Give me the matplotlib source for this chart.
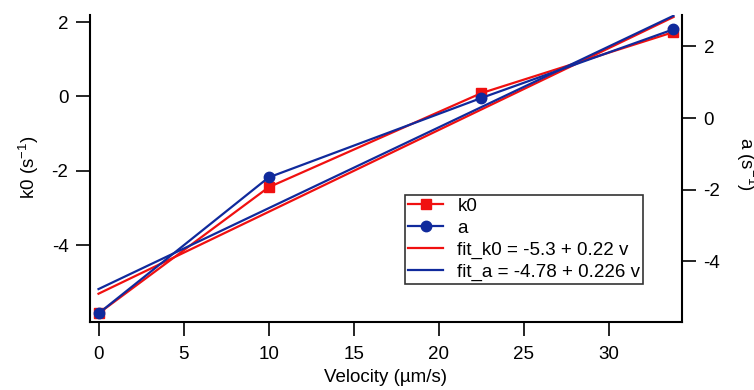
import matplotlib
matplotlib.use("Agg")
import matplotlib.pyplot as plt
import numpy as np

plt.rcParams['font.family'] = ['Liberation Sans', 'DejaVu Sans']
plt.rcParams['mathtext.fontset'] = 'custom'
plt.rcParams['mathtext.rm'] = 'Liberation Sans'
plt.rcParams['mathtext.default'] = 'regular'
plt.rcParams['axes.unicode_minus'] = False

# data
velocity = [0, 10, 22.5, 33.8]
k0 = [-5.83, -2.44, 0.09, 1.73]
a = [-5.46, -1.66, 0.56, 2.48]

fit_k0_coef = (-5.3, 0.22)
fit_a_coef = (-4.78, 0.226)

red = '#f01010'
blue = '#102a9c'
fs = 13.5

fig = plt.figure(figsize=(7.54, 3.9), dpi=100)
ax = fig.add_axes([90 / 754, 68 / 390, 592 / 754, 307 / 390])
ax2 = ax.twinx()

v_fit = np.array([velocity[0], velocity[-1]])

# left axis: k0
l1, = ax.plot(velocity, k0, color=red, lw=1.6, marker='s', ms=7.5, label='k0')
l3, = ax.plot(v_fit, fit_k0_coef[0] + fit_k0_coef[1] * v_fit, color=red, lw=1.6,
              label='fit_k0 = -5.3 + 0.22 v')

# right axis: a
l2, = ax2.plot(velocity, a, color=blue, lw=1.6, marker='o', ms=7.5, label='a')
l4, = ax2.plot(v_fit, fit_a_coef[0] + fit_a_coef[1] * v_fit, color=blue, lw=1.6,
               label='fit_a = -4.78 + 0.226 v')

ax.set_xlim(-0.5, 34.3)
ax.set_ylim(-6.06, 2.19)
ax2.set_ylim(-5.70, 2.88)

ax.set_xticks([0, 5, 10, 15, 20, 25, 30])
ax.set_yticks([-4, -2, 0, 2])
ax2.set_yticks([-4, -2, 0, 2])

for axis in (ax, ax2):
    axis.spines['top'].set_visible(False)
    for s in axis.spines.values():
        s.set_linewidth(1.5)
    axis.tick_params(direction='out', length=10, width=1.2, labelsize=fs, pad=5.5)
ax.tick_params(axis='x', pad=7.5)
ax.spines['right'].set_visible(False)
ax2.spines['left'].set_visible(False)
ax2.spines['bottom'].set_visible(False)

ax.set_xlabel('Velocity (µm/s)', fontsize=fs, labelpad=4)
ax.set_ylabel('k0 (s$^{-1}$)', fontsize=fs)
ax.yaxis.set_label_coords(-0.082, 0.505)
fig.text(734 / 754, 0.579, 'a (s$^{-1}$)', rotation=-90, fontsize=fs,
         ha='left', va='center')

leg = ax2.legend(handles=[l1, l2, l3, l4], loc='lower left',
                 bbox_to_anchor=(0.532, 0.124), borderaxespad=0, fontsize=fs,
                 frameon=True, fancybox=False, edgecolor='black',
                 handlelength=1.9, borderpad=0.15, labelspacing=0.26,
                 handletextpad=0.75)
leg.get_frame().set_linewidth(1.2)

plt.savefig('out.png', dpi=100)
plt.close()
******
§ **EXERCISE INSTRUCTIONS**
Give again exactly the lines running from the beginning of the material above through the line that contains "fit_a_coef = (-4.78, 0.226)", and leave out every picture.

§ **CORRECT OUTPUT**
Give me the matplotlib source for this chart.
import matplotlib
matplotlib.use("Agg")
import matplotlib.pyplot as plt
import numpy as np

plt.rcParams['font.family'] = ['Liberation Sans', 'DejaVu Sans']
plt.rcParams['mathtext.fontset'] = 'custom'
plt.rcParams['mathtext.rm'] = 'Liberation Sans'
plt.rcParams['mathtext.default'] = 'regular'
plt.rcParams['axes.unicode_minus'] = False

# data
velocity = [0, 10, 22.5, 33.8]
k0 = [-5.83, -2.44, 0.09, 1.73]
a = [-5.46, -1.66, 0.56, 2.48]

fit_k0_coef = (-5.3, 0.22)
fit_a_coef = (-4.78, 0.226)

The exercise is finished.